Munculnya Perlawanan dan Kesadaran Sosial

Tingginya eksploitasi di perkebunan tembakau memunculkan gelombang perlawanan di awal abad ke-20. Para buruh mulai sadar akan hak mereka dan membentuk kelompok pergerakan. Serikat buruh dan aktivis nasionalis seperti Sarekat Islam turut bersuara lantang menentang ketidakadilan di perkebunan kolonial.

Tembakau pun menjadi simbol perlawanan sosial dan ekonomi. Dalam banyak kasus, buruh menolak kontrak kerja tidak adil, menuntut upah layak, dan bahkan melakukan mogok kerja. Suara mereka menggema hingga ke Eropa, memaksa pemerintah kolonial memperbaiki sebagian kecil sistem kerja di perkebunan.

Meskipun perbaikan itu bersifat kosmetik, kesadaran kolektif telah tumbuh. Dari ladang-ladang tembakau inilah, benih nasionalisme Indonesia mulai bersemi.

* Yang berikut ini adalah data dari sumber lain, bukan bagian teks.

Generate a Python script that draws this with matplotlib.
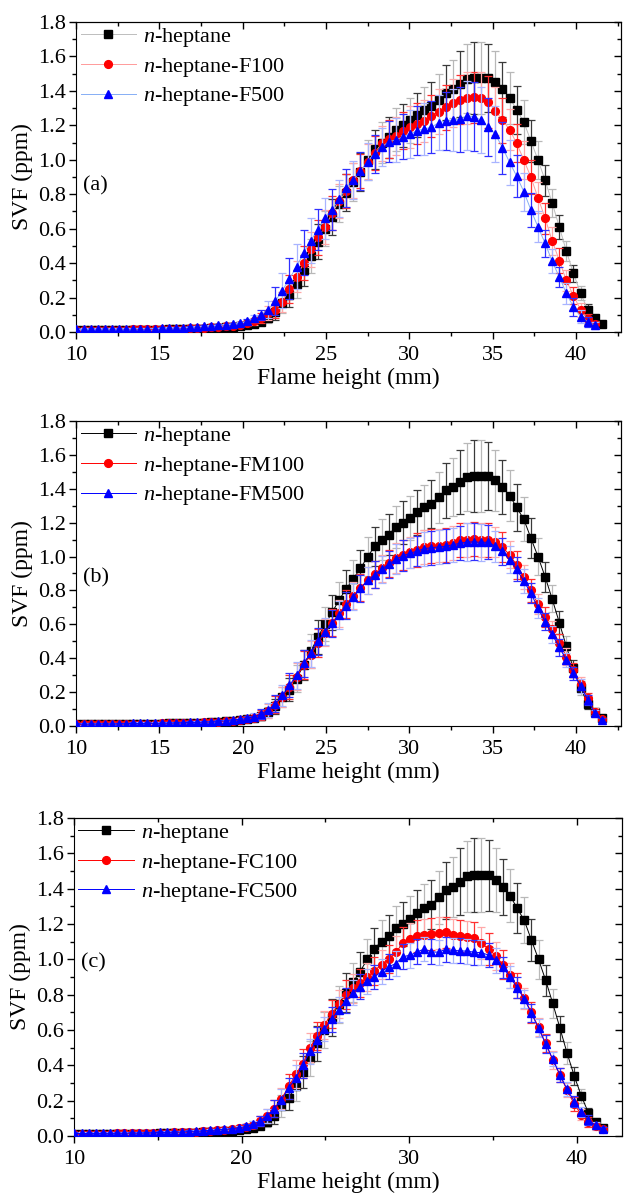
import numpy as np
import matplotlib
matplotlib.use('Agg')
import matplotlib.pyplot as plt
from matplotlib.ticker import MultipleLocator, FormatStrFormatter

plt.rcParams['font.family'] = ['Liberation Serif', 'DejaVu Serif']
plt.rcParams['mathtext.fontset'] = 'custom'
plt.rcParams['mathtext.rm'] = 'Liberation Serif'
plt.rcParams['mathtext.it'] = 'Liberation Serif:italic'

# ---------------- data ----------------
height = [10.03, 10.46, 10.88, 11.31, 11.73, 12.16, 12.59, 13.01, 13.44, 13.86,
          14.29, 14.72, 15.14, 15.57, 15.99, 16.42, 16.85, 17.27, 17.70, 18.12,
          18.55, 18.98, 19.40, 19.83, 20.25, 20.68, 21.11, 21.53, 21.96, 22.38,
          22.81, 23.24, 23.66, 24.09, 24.51, 24.94, 25.37, 25.79, 26.22, 26.64,
          27.07, 27.50, 27.92, 28.35, 28.77, 29.20, 29.63, 30.05, 30.48, 30.90,
          31.33, 31.76, 32.18, 32.61, 33.03, 33.46, 33.89, 34.31, 34.74, 35.16,
          35.59, 36.02, 36.44, 36.87, 37.29, 37.72, 38.15, 38.57, 39.00, 39.42,
          39.85, 40.28, 40.70, 41.13, 41.55]

# n-heptane (same in all panels)
svf_hep = [0.010, 0.010, 0.010, 0.010, 0.011, 0.011, 0.011, 0.012, 0.012, 0.012,
           0.013, 0.013, 0.014, 0.015, 0.015, 0.016, 0.017, 0.018, 0.020, 0.022,
           0.024, 0.027, 0.030, 0.034, 0.039, 0.046, 0.058, 0.080, 0.115, 0.170,
           0.215, 0.280, 0.360, 0.440, 0.525, 0.600, 0.670, 0.745, 0.810, 0.870,
           0.930, 1.000, 1.060, 1.100, 1.130, 1.175, 1.200, 1.230, 1.260, 1.290,
           1.310, 1.350, 1.390, 1.410, 1.440, 1.470, 1.475, 1.475, 1.475, 1.450,
           1.410, 1.360, 1.290, 1.220, 1.110, 1.000, 0.880, 0.750, 0.610, 0.470,
           0.340, 0.225, 0.130, 0.080, 0.047]
err_hep = [0.004] * 16 + [0.006] * 7 + [
    0.008, 0.010, 0.015, 0.02, 0.03, 0.045, 0.06, 0.07, 0.08, 0.09,
    0.10, 0.10, 0.10, 0.105, 0.105, 0.11, 0.11, 0.11, 0.115, 0.115,
    0.12, 0.12, 0.125, 0.125, 0.13, 0.13, 0.135, 0.14, 0.15, 0.16,
    0.17, 0.19, 0.20, 0.21, 0.21, 0.20, 0.18, 0.16, 0.15, 0.14,
    0.13, 0.12, 0.11, 0.09, 0.08, 0.07, 0.06, 0.05, 0.04, 0.03,
    0.02, 0.01]

# (a) F100 / F500
svf_f100 = [0.012, 0.012, 0.012, 0.013, 0.013, 0.013, 0.014, 0.014, 0.015, 0.015,
            0.016, 0.016, 0.017, 0.018, 0.019, 0.020, 0.021, 0.023, 0.025, 0.027,
            0.030, 0.033, 0.037, 0.042, 0.050, 0.062, 0.080, 0.110, 0.130, 0.175,
            0.250, 0.320, 0.400, 0.480, 0.550, 0.610, 0.690, 0.760, 0.820, 0.880,
            0.935, 0.990, 1.040, 1.095, 1.120, 1.140, 1.170, 1.190, 1.210, 1.225,
            1.255, 1.280, 1.305, 1.330, 1.350, 1.360, 1.362, 1.360, 1.335, 1.285,
            1.230, 1.175, 1.095, 1.000, 0.900, 0.780, 0.660, 0.530, 0.415, 0.300,
            0.210, 0.130, 0.075, 0.045]
err_f100 = [0.005] * 23 + [
    0.01, 0.015, 0.02, 0.03, 0.04, 0.05, 0.06, 0.08,
    0.09, 0.10, 0.10, 0.10, 0.10, 0.10, 0.10, 0.10, 0.10, 0.10, 0.10, 0.10, 0.10,
    0.11, 0.11, 0.11, 0.12, 0.12, 0.12, 0.12,
    0.13, 0.13, 0.14, 0.14, 0.15, 0.15, 0.15, 0.15,
    0.14, 0.13, 0.12, 0.11, 0.11, 0.10, 0.09, 0.09, 0.08,
    0.07, 0.06, 0.05, 0.04, 0.03, 0.02]
svf_f500 = [0.015, 0.015, 0.015, 0.016, 0.016, 0.016, 0.017, 0.017, 0.018, 0.018,
            0.019, 0.020, 0.021, 0.022, 0.023, 0.025, 0.027, 0.029, 0.032, 0.035,
            0.038, 0.042, 0.047, 0.053, 0.062, 0.080, 0.100, 0.130, 0.180, 0.240,
            0.310, 0.380, 0.460, 0.530, 0.595, 0.660, 0.710, 0.775, 0.835, 0.885,
            0.935, 0.990, 1.035, 1.075, 1.105, 1.115, 1.135, 1.150, 1.170, 1.178,
            1.190, 1.215, 1.225, 1.230, 1.235, 1.255, 1.250, 1.230, 1.190, 1.150,
            1.070, 0.985, 0.905, 0.815, 0.710, 0.610, 0.515, 0.410, 0.320, 0.225,
            0.145, 0.090, 0.060, 0.040]
err_f500 = [0.006] * 24 + [
    0.015, 0.02, 0.03, 0.05, 0.08, 0.10, 0.12, 0.13, 0.13, 0.13,
    0.12, 0.12, 0.12, 0.11, 0.11, 0.11, 0.11, 0.11, 0.11, 0.11, 0.12,
    0.13, 0.13, 0.14, 0.14, 0.15, 0.15,
    0.16, 0.17, 0.18, 0.19, 0.20, 0.20, 0.19,
    0.17, 0.16, 0.15, 0.13, 0.12, 0.11, 0.10,
    0.09, 0.08, 0.07, 0.06, 0.06, 0.05, 0.04, 0.03, 0.02]

# (b) FM100 / FM500
svf_fm100 = [0.010, 0.010, 0.011, 0.011, 0.011, 0.012, 0.012, 0.012, 0.013, 0.013,
             0.014, 0.014, 0.015, 0.016, 0.017, 0.018, 0.019, 0.020, 0.022, 0.024,
             0.026, 0.029, 0.032, 0.036, 0.041, 0.050, 0.065, 0.090, 0.125, 0.170,
             0.230, 0.290, 0.360, 0.420, 0.490, 0.550, 0.610, 0.665, 0.720, 0.770,
             0.815, 0.860, 0.895, 0.930, 0.960, 0.990, 1.010, 1.025, 1.040, 1.055,
             1.060, 1.065, 1.070, 1.080, 1.095, 1.100, 1.105, 1.100, 1.100, 1.085,
             1.055, 1.010, 0.950, 0.880, 0.800, 0.720, 0.645, 0.570, 0.490, 0.410,
             0.330, 0.250, 0.165, 0.085, 0.040]
err_fm100 = [0.005] * 23 + [
    0.01, 0.015, 0.02, 0.03, 0.04, 0.05, 0.06, 0.07] + [0.08] * 14 + [
    0.09, 0.09, 0.09, 0.10, 0.10, 0.10, 0.10, 0.10, 0.10, 0.10, 0.10, 0.10, 0.10, 0.10,
    0.09, 0.09, 0.08, 0.08, 0.07, 0.07, 0.06, 0.06,
    0.05, 0.05, 0.05, 0.04, 0.04, 0.03, 0.02, 0.01]
svf_fm500 = [0.012, 0.012, 0.012, 0.013, 0.013, 0.013, 0.014, 0.014, 0.015, 0.015,
             0.016, 0.016, 0.017, 0.018, 0.019, 0.020, 0.021, 0.022, 0.024, 0.026,
             0.028, 0.031, 0.035, 0.039, 0.045, 0.055, 0.070, 0.095, 0.130, 0.180,
             0.240, 0.300, 0.370, 0.430, 0.500, 0.555, 0.606, 0.655, 0.710, 0.762,
             0.812, 0.860, 0.893, 0.925, 0.955, 0.985, 1.005, 1.020, 1.032, 1.047,
             1.052, 1.057, 1.060, 1.070, 1.078, 1.085, 1.087, 1.083, 1.085, 1.060,
             1.030, 0.980, 0.925, 0.855, 0.785, 0.695, 0.615, 0.540, 0.465, 0.390,
             0.310, 0.235, 0.155, 0.075, 0.035]
err_fm500 = [0.006] * 23 + [
    0.01, 0.015, 0.02, 0.03, 0.04, 0.05, 0.06, 0.07] + [0.08] * 14 + [
    0.09, 0.09, 0.09, 0.09, 0.10, 0.10, 0.10, 0.10, 0.10, 0.10, 0.11, 0.11, 0.11, 0.10,
    0.09, 0.08, 0.08, 0.07, 0.07, 0.06, 0.06, 0.05,
    0.05, 0.05, 0.04, 0.04, 0.04, 0.03, 0.02, 0.01]

# (c) FC100 / FC500
svf_fc100 = [0.012, 0.012, 0.012, 0.013, 0.013, 0.013, 0.014, 0.014, 0.015, 0.015,
             0.016, 0.017, 0.018, 0.019, 0.020, 0.021, 0.023, 0.025, 0.027, 0.029,
             0.032, 0.035, 0.039, 0.044, 0.052, 0.064, 0.085, 0.115, 0.155, 0.210,
             0.280, 0.350, 0.410, 0.500, 0.565, 0.630, 0.690, 0.745, 0.800, 0.835,
             0.865, 0.900, 0.935, 0.970, 1.000, 1.040, 1.090, 1.115, 1.130, 1.140,
             1.143, 1.148, 1.152, 1.140, 1.133, 1.128, 1.120, 1.090, 1.060, 1.020,
             0.970, 0.910, 0.850, 0.780, 0.700, 0.615, 0.525, 0.430, 0.345, 0.260,
             0.180, 0.120, 0.080, 0.055, 0.040]
err_fc100 = [0.005] * 23 + [
    0.01, 0.015, 0.02, 0.03, 0.04, 0.05, 0.06, 0.07] + [0.08] * 14 + [0.09] * 14 + [
    0.08, 0.08, 0.07, 0.07, 0.06, 0.06, 0.05, 0.05,
    0.05, 0.04, 0.04, 0.04, 0.03, 0.03, 0.02, 0.01]
svf_fc500 = [0.014, 0.014, 0.014, 0.015, 0.015, 0.015, 0.016, 0.016, 0.017, 0.017,
             0.018, 0.019, 0.020, 0.021, 0.022, 0.023, 0.025, 0.027, 0.029, 0.031,
             0.034, 0.037, 0.041, 0.046, 0.054, 0.066, 0.085, 0.115, 0.155, 0.205,
             0.270, 0.330, 0.400, 0.480, 0.545, 0.605, 0.660, 0.715, 0.765, 0.810,
             0.845, 0.875, 0.900, 0.930, 0.958, 0.975, 1.015, 1.022, 1.042, 1.058,
             1.042, 1.040, 1.057, 1.050, 1.048, 1.046, 1.040, 1.037, 1.024, 0.995,
             0.955, 0.900, 0.840, 0.775, 0.695, 0.610, 0.520, 0.435, 0.345, 0.265,
             0.195, 0.135, 0.090, 0.060, 0.040]
err_fc500 = [0.006] * 23 + [
    0.01, 0.015, 0.02, 0.03, 0.04, 0.05, 0.06, 0.06] + [0.07] * 28 + [
    0.07, 0.06, 0.06, 0.06, 0.05, 0.05, 0.05, 0.05,
    0.04, 0.04, 0.04, 0.03, 0.03, 0.03, 0.02, 0.01]

labels_a = ['$\\mathit{n}$-heptane', '$\\mathit{n}$-heptane-F100', '$\\mathit{n}$-heptane-F500']
labels_b = ['$\\mathit{n}$-heptane', '$\\mathit{n}$-heptane-FM100', '$\\mathit{n}$-heptane-FM500']
labels_c = ['$\\mathit{n}$-heptane', '$\\mathit{n}$-heptane-FC100', '$\\mathit{n}$-heptane-FC500']

# ---------------- styling ----------------
marker_col = ['#000000', '#ff0000', '#0000ff']
markers = ['s', 'o', '^']
err_cols = [('#3a3a3a', '#b8b8b8'), ('#ff3030', '#ffa8a8'), ('#3030ff', '#a8b4ff')]
line_light = ['#bdbdbd', '#ff9a9a', '#86aef5']
line_dark = ['#000000', '#ff0000', '#0000ff']

fig = plt.figure(figsize=(6.27, 11.96), dpi=100)
ax_a = fig.add_axes([0.1212, 0.7224, 0.8692, 0.2592])
ax_b = fig.add_axes([0.1212, 0.3930, 0.8692, 0.2550])
ax_c = fig.add_axes([0.1180, 0.0502, 0.8740, 0.2659])

panels = [
    (ax_a, '(a)', 0.47, labels_a, [(svf_hep, err_hep), (svf_f100, err_f100), (svf_f500, err_f500)], line_light, 5),
    (ax_b, '(b)', 0.485, labels_b, [(svf_hep, err_hep), (svf_fm100, err_fm100), (svf_fm500, err_fm500)], line_dark, 5),
    (ax_c, '(c)', 0.544, labels_c, [(svf_hep, err_hep), (svf_fc100, err_fc100), (svf_fc500, err_fc500)], line_dark, 10),
]

for ax, tag, tag_y, labels, series, lcols, xstep in panels:
    z = 1
    for i, (y, e) in enumerate(series):
        x = np.array(height[:len(y)])
        y = np.array(y)
        e = np.array(e)
        for j in range(2):
            ax.errorbar(x[j::2], y[j::2], yerr=e[j::2], fmt='none',
                        ecolor=err_cols[i][j], elinewidth=0.9, capsize=2.6,
                        capthick=0.9, zorder=z)
        z += 1
        ax.plot(x, y, color=lcols[i], lw=0.7, marker=markers[i], ms=5.6,
                mfc=marker_col[i], mec=marker_col[i], label=labels[i], zorder=z)
        z += 1

    ax.set_xlim(10, 42.7)
    ax.set_ylim(0, 1.8)
    ax.xaxis.set_major_locator(MultipleLocator(xstep))
    ax.xaxis.set_minor_locator(MultipleLocator(xstep / 2))
    ax.yaxis.set_major_locator(MultipleLocator(0.2))
    ax.yaxis.set_minor_locator(MultipleLocator(0.1))
    ax.yaxis.set_major_formatter(FormatStrFormatter('%.1f'))
    ax.tick_params(which='major', direction='out', length=5, width=1, labelsize=16)
    ax.tick_params(which='minor', direction='out', length=3, width=1)
    ax.tick_params(axis='x', which='major', pad=5)
    ax.tick_params(axis='y', which='major', pad=2)

    # mirrored inward ticks on top and right
    top = ax.secondary_xaxis('top')
    top.xaxis.set_major_locator(MultipleLocator(xstep))
    top.xaxis.set_minor_locator(MultipleLocator(xstep / 2))
    top.tick_params(which='major', direction='in', length=5, width=1, labeltop=False)
    top.tick_params(which='minor', direction='in', length=3, width=1)
    right = ax.secondary_yaxis('right')
    right.yaxis.set_major_locator(MultipleLocator(0.2))
    right.yaxis.set_minor_locator(MultipleLocator(0.1))
    right.tick_params(which='major', direction='in', length=5, width=1, labelright=False)
    right.tick_params(which='minor', direction='in', length=3, width=1)

    ax.set_xlabel('Flame height (mm)', fontsize=17, labelpad=2)
    ax.set_ylabel('SVF (ppm)', fontsize=17, labelpad=4)
    ax.text(0.012, tag_y, tag, transform=ax.transAxes, fontsize=16, va='center')
    ax.legend(loc='upper left', bbox_to_anchor=(-0.006, 1.012), frameon=False,
              fontsize=16, handlelength=2.5, handletextpad=0.3, labelspacing=0.3,
              borderaxespad=0.15, borderpad=0.2)

fig.savefig('out.png', dpi=100)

Warisan Tembakau dalam Kehidupan Modern

Setelah Indonesia merdeka, tembakau tetap menjadi bagian penting dari ekonomi nasional. Daerah seperti Temanggung, Madura, dan Lombok terus menghasilkan tembakau berkualitas tinggi yang di gunakan industri rokok kretek, warisan khas Indonesia yang lahir dari perpaduan budaya lokal dan kolonial.

Kretek menjadi bukti nyata bahwa bangsa Indonesia mampu mengolah warisan kolonial menjadi identitas baru. Aroma cengkih dan tembakau lokal yang berpadu harmonis menciptakan cita rasa yang tidak di miliki oleh bangsa lain. Industri rokok kretek kemudian tumbuh pesat, menjadi salah satu sektor ekonomi terbesar di Indonesia.

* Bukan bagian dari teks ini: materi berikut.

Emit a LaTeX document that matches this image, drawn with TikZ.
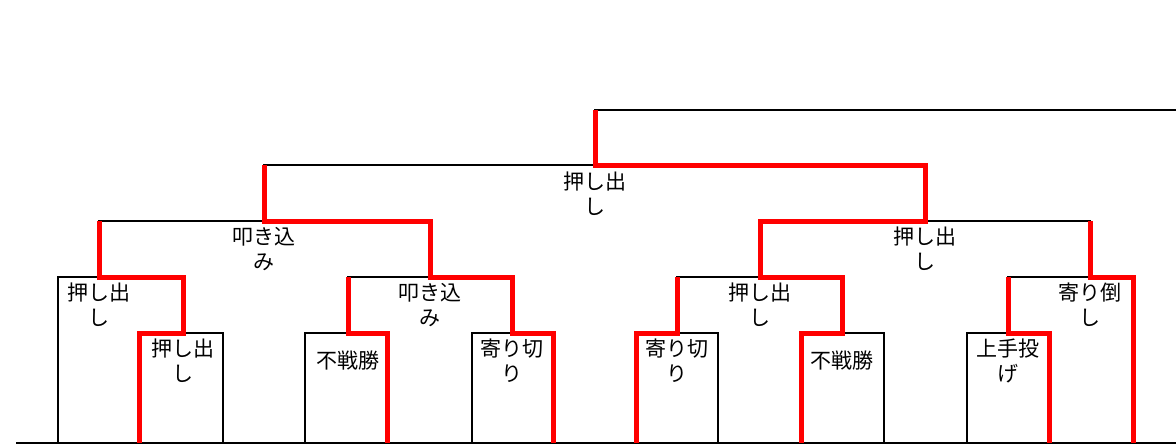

Namun, di tengah perkembangan itu, jejak sejarah kolonial tetap terasa. Banyak perkebunan tua, bangunan peninggalan Belanda, dan arsip dagang masih menjadi saksi bisu bagaimana daun hijau bernama tembakau pernah menjadi “emas hijau” yang mengubah wajah Nusantara.

Tak bisa di pungkiri bahwa tanaman ini punya sejarah panjang dan nilai budaya yang mendalam bagi masyarakat Indonesia. Dari masa kolonial hingga era modern, tembakau selalu punya dua sisi, antara kekayaan dan penderitaan, antara kebanggaan dan kontroversi. Ia bukan sekadar tanaman, melainkan cermin perjalanan bangsa yang pernah menjadi rebutan kekuatan dunia.